Economic history and environmental economics can learn from each other and can also be useful in the classroom. How the economic environmental dynamic has evolved over time can offer valuable insights for environmental policy. Hanley et al.’s (2011) environmental economics textbook uses historical examples of exogenous (changes in climate led to reduced yields and affected land settlement in Neolithic Scotland) and endogenous (changes in how land was irrigated for cotton irrigation in nineteenth-century Egypt) co-evolution of the economic environmental system. Likewise, an understanding of the environment can be insightful for our understanding of economic history. Siegler’s (2016) textbook on US economic history contains chapters explicitly relating to environmental issues such as externalities and illustrates the importance of natural capital in US economic development. History can also provide useful real-world case studies of private solutions to environmental problems (Dingle, 1982; Desrochers, 2008) and some examples of managing common pool resources, such as Leuck’s (2002) excellent study of the extermination and conservation of American Bison. Here a nice counterpoint could be made with Steckel and Prince’s (2001) study of Native American anthropometrics, as their main food source was bison.

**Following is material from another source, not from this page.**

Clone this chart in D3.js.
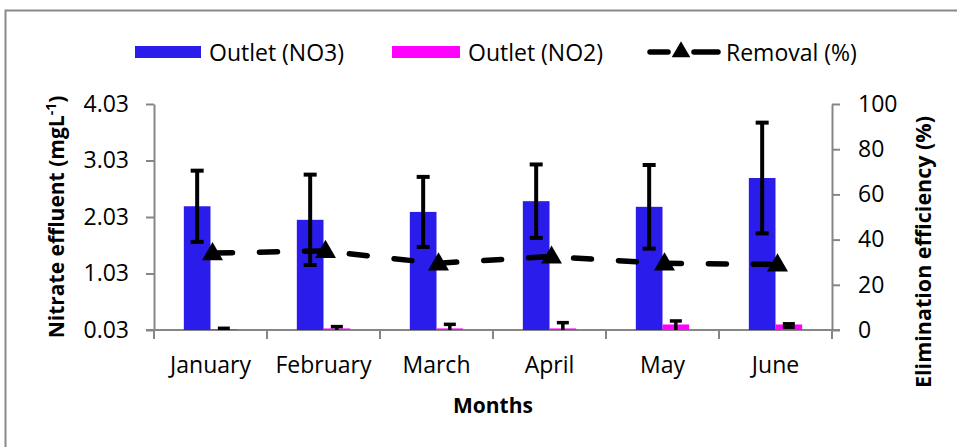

In terms of future research, in their call for envirodevonomics, Greenstone and Jack (2015) identified one big question: ‘why is environmental quality so poor in developing countries?’ The answers they suggest are a greater willingness to pay for consumption over environment, a higher marginal costs of environmental improvement, political economy distortions of the policy process, or market failures (e.g. information asymmetry) distort people’s true willingness to pay. This big question, and related sub-questions, could also be asked of the historical record: why was environmental quality so poor during industrialisation , what were the health burdens of poor environmental quality and what were the implications for productivity and growth? These are questions that have driven past research in economic history (e.g. Ferrie and Troesken 2008) and are still relevant today.